Frank Black has gone solo again—for the first time in nearly a decade—but he hasn’t turned his back on good company. This time, though, he has left the noisy Catholics and world-conquering Pixies for a collection of Nashville legends and musician’s musicians. Black calls the result “the most moving and mind-blowing experience I’ve ever had in my musical career.” That will make his fans happy, but will they feel the same?

 

Honeycomb is not, in truth, a mind-blowing listening experience. The only blown minds will probably belong to horrified casual Pixies fans that come around looking for a “Velouria” redux.
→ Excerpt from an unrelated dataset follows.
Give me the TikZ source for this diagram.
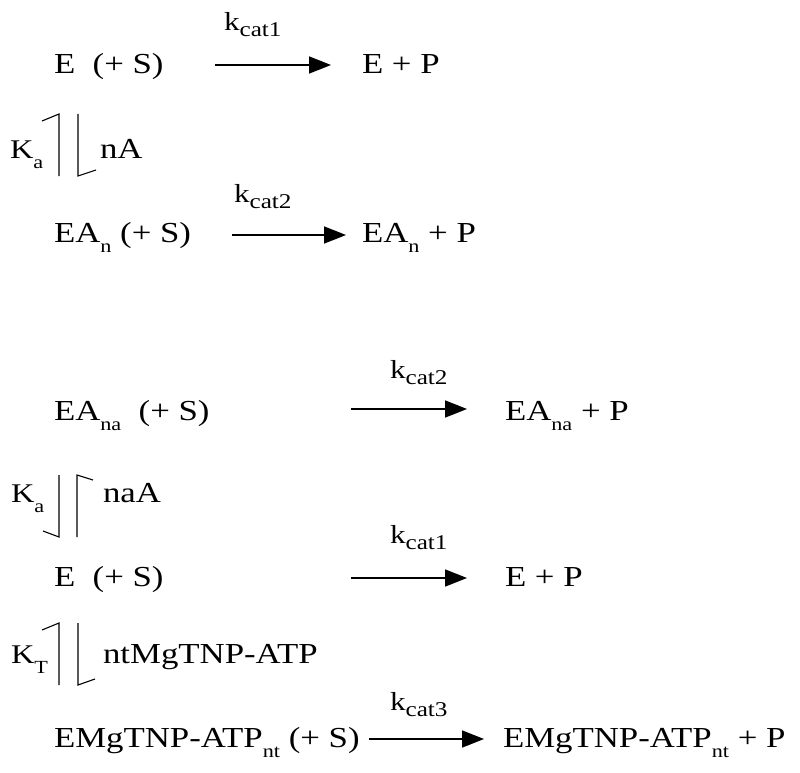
\documentclass[tikz,border=0pt]{standalone}
\usepackage{fontspec}
\setmainfont[FakeStretch=1.2]{Liberation Serif}
\usetikzlibrary{arrows.meta}
\newcommand\msub[1]{\raisebox{-10pt}{\fontsize{18.5}{18.5}\selectfont #1}}
\newcommand\ksub[1]{\raisebox{-6pt}{\fontsize{21}{21}\selectfont #1}}
\tikzset{
  txt/.style={anchor=base west,inner sep=0pt,outer sep=0pt,font=\fontsize{29}{31}\selectfont},
  ktxt/.style={anchor=base west,inner sep=0pt,outer sep=0pt,font=\fontsize{26}{28}\selectfont},
  Ktxt/.style={anchor=base west,inner sep=0pt,outer sep=0pt,font=\fontsize{27}{29}\selectfont},
  rxn/.style={line width=1.7pt,-{Triangle[length=22pt,width=17pt]}},
  harp/.style={line width=1.1pt}
}
\begin{document}
\begin{tikzpicture}[x=1pt,y=-1pt]
\useasboundingbox (0,0) rectangle (800,773);
% row 1
\node[txt] (r1l) at (54,74) {E~~(+ S)};
\node[txt] (r1r) at (362,74) {E + P};
\node[ktxt] (k1) at (224,31) {k\ksub{cat1}};
\coordinate (a1s) at (215,65); \coordinate (a1e) at (331,65);
\draw[rxn] (a1s) -- (a1e);
% equilibrium 1
\node[Ktxt] (K1) at (10,158) {K\msub{a}};
\node[txt] (nA) at (100,158) {nA};
\coordinate (h1a) at (59,176); \coordinate (h1b) at (59,114); \coordinate (h1c) at (42,121);
\coordinate (h1d) at (78,114); \coordinate (h1e) at (78,176); \coordinate (h1f) at (96,170);
\draw[harp] (h1a) -- (h1b) -- (h1c);
\draw[harp] (h1d) -- (h1e) -- (h1f);
% row 2
\node[txt] (r2l) at (54,242) {EA\msub{n} (+ S)};
\node[txt] (r2r) at (362,242) {EA\msub{n} + P};
\node[ktxt] (k2) at (234,202) {k\ksub{cat2}};
\coordinate (a2s) at (232,235); \coordinate (a2e) at (346,235);
\draw[rxn] (a2s) -- (a2e);
% row 3
\node[txt] (r3l) at (54,420) {EA\msub{na}~~(+ S)};
\node[txt] (r3r) at (505,420) {EA\msub{na} + P};
\node[ktxt] (k3) at (390,378) {k\ksub{cat2}};
\coordinate (a3s) at (351,409); \coordinate (a3e) at (467,409);
\draw[rxn] (a3s) -- (a3e);
% equilibrium 2
\node[Ktxt] (K2) at (11,502) {K\msub{a}};
\node[txt] (naA) at (103,502) {naA};
\coordinate (h2a) at (59,475); \coordinate (h2b) at (59,537); \coordinate (h2c) at (43,531);
\coordinate (h2d) at (77,537); \coordinate (h2e) at (77,475); \coordinate (h2f) at (93,480);
\draw[harp] (h2a) -- (h2b) -- (h2c);
\draw[harp] (h2d) -- (h2e) -- (h2f);
% row 4
\node[txt] (r4l) at (54,586) {E~~(+ S)};
\node[txt] (r4r) at (505,586) {E + P};
\node[ktxt] (k4) at (390,543) {k\ksub{cat1}};
\coordinate (a4s) at (351,578); \coordinate (a4e) at (467,578);
\draw[rxn] (a4s) -- (a4e);
% equilibrium 3
\node[Ktxt] (K3) at (11,663) {K\msub{T}};
\node[txt] (ntA) at (103,663) {ntMgTNP-ATP};
\coordinate (h3a) at (59,685); \coordinate (h3b) at (59,623); \coordinate (h3c) at (42,630);
\coordinate (h3d) at (78,623); \coordinate (h3e) at (78,685); \coordinate (h3f) at (95,679);
\draw[harp] (h3a) -- (h3b) -- (h3c);
\draw[harp] (h3d) -- (h3e) -- (h3f);
% row 5
\node[txt] (r5l) at (54,747) {EMgTNP-ATP\msub{nt} (+ S)};
\node[txt] (r5r) at (503,747) {EMgTNP-ATP\msub{nt} + P};
\node[ktxt] (k5) at (390,710) {k\ksub{cat3}};
\coordinate (a5s) at (369,739); \coordinate (a5e) at (484,739);
\draw[rxn] (a5s) -- (a5e);
\end{tikzpicture}
\end{document}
Black’s Nashville album—constructed in and inspired by the city of legendary twang—has other designs, and the effect is along the lines of reading a pastoral autobiography from an established science fiction novelist. Seldom have traditional Americana and country arrangements, played so expertly by seasoned session pros, sounded so disconcerting upon first listen (even fourth listen).

 

The departure is only partially about the old-time, down-home feel of the songs. For a man lyrically renowned for obscure religious iconography and UFO references, Honeycomb is starkly literal and personal. These are transitional tunes about faded love and packed bags, and, ultimately and sometimes simultaneously, new love and redemption. There’s a song named after the new woman in his life (“Violet”), and a jaunty duet about divorce with his ex-wife (“Strange Goodbye”).

 

While Black had wanted to make an album like this for years, the actual assembly of Honeycomb took only a few days. This doesn’t necessarily translate into spontaneity, but it is easy to feel the energy and camaraderie of the sessions. Indeed, the limited time may have made it harder to stray from predictability on covers like “Dark End of the Street” and “Song of the Shrimp.” But the originals almost all hit the mark (“Sing For Joy,” “Go Find Your Saint,” and “I Burn Today” are all good places to start), and anyone who mistakes Black’s change of pace for assimilation isn’t paying close enough attention to the chords. This is his version of The Straight Story, but he hasn’t entirely abandoned his curveball. And, like that film, the human center, open regret and linear matter-of-factness of Honeycomb are rendered more poignant by the brilliant, sometimes baffling opaqueness of the preceding catalog.